244, 344 Special Topics (1 course, 1 course) Special topics in gender, women, and sexuality studies. Content will vary from semester to semester. Courses will explore a topic or problem in depth and students will read, discuss, and write. More than one special topic may be taken. Fall and/or Spring semesters.

248 Gender, Knowledge, and Reality (1 course) This course is the same as PHI-248. The complete course description can be found in the Philosophy listings.
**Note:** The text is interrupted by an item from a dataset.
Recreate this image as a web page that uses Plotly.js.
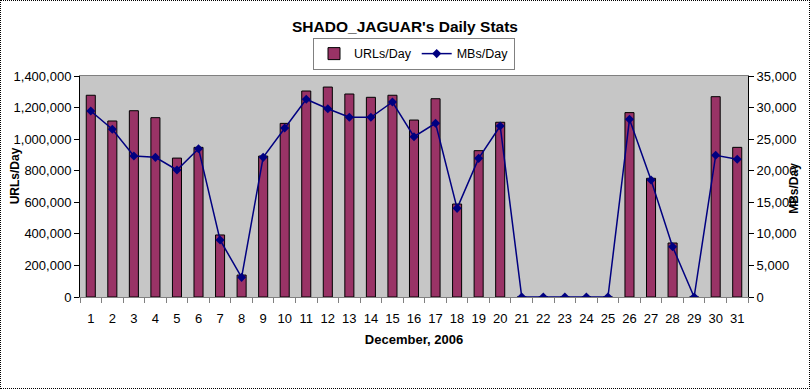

260 Global Feminisms (1 course) This course explores theories developed by Third World feminist theorists. We will consider the various ways that feminist theorists across the globe have addressed such phenomena as imperialism, de-colonialization, national liberation, and global capitalism. We will analyze the cultural, economic and political conditions that promote or inhibit activism to promote women’s rights. This course encourages students to think about theoretical issues in relation to the everyday lives of women in various parts of the world, including the everyday world of Saint Peter, Minnesota. GLOBLHIPHIWRITD, Fall semester, odd years.

264 African Women in a Changing World (1 course) This courses discusses the changing world and its impact on women in Africa; specifically, the changing place of women in the family, society, economics, and politics. The course connects these changes to the surge of feminism and the role of African women in theorizing and practicing feminisms and places African women’s feminism in the context of global feminist theories This course counts toward the African Studies minor. GLOBL. Spring semester.

280 Revolution, Resistance, and Liberation (1 course) This course is the same as POL-280. The complete course description can be found in the Political Science listings.

285 Sex, Power and Politics (1 course) This course is the same as POL-285. The complete course description can be found in the Political Science listings.

268, 368 Career Exploration, Internship (Course value to be determined) Off-campus employment experience related to the student’s major. See description of the Internship Program. Prerequisite: junior or senior status. Fall and Spring semesters and Summer.

380 Colloquium: Special Topics (1 course) Possible topics include feminist studies in popular culture, feminist perspectives on the body, and the questions of what it means to create feminist institutions and live as feminists. Regardless of the topic, the course affords students the opportunity to examine the relationships among theory, activism, empirical research, and feminist praxis. Students with diverse interests, perspectives, and expertise will have the opportunity to reflect on the significance of their gender, women, and sexuality studies education in relation to their lives. This course may be repeated for credit as topics change. WRITD, Fall semester.

291, 391 Independent Study (Course value to be determined) Fall and Spring semester.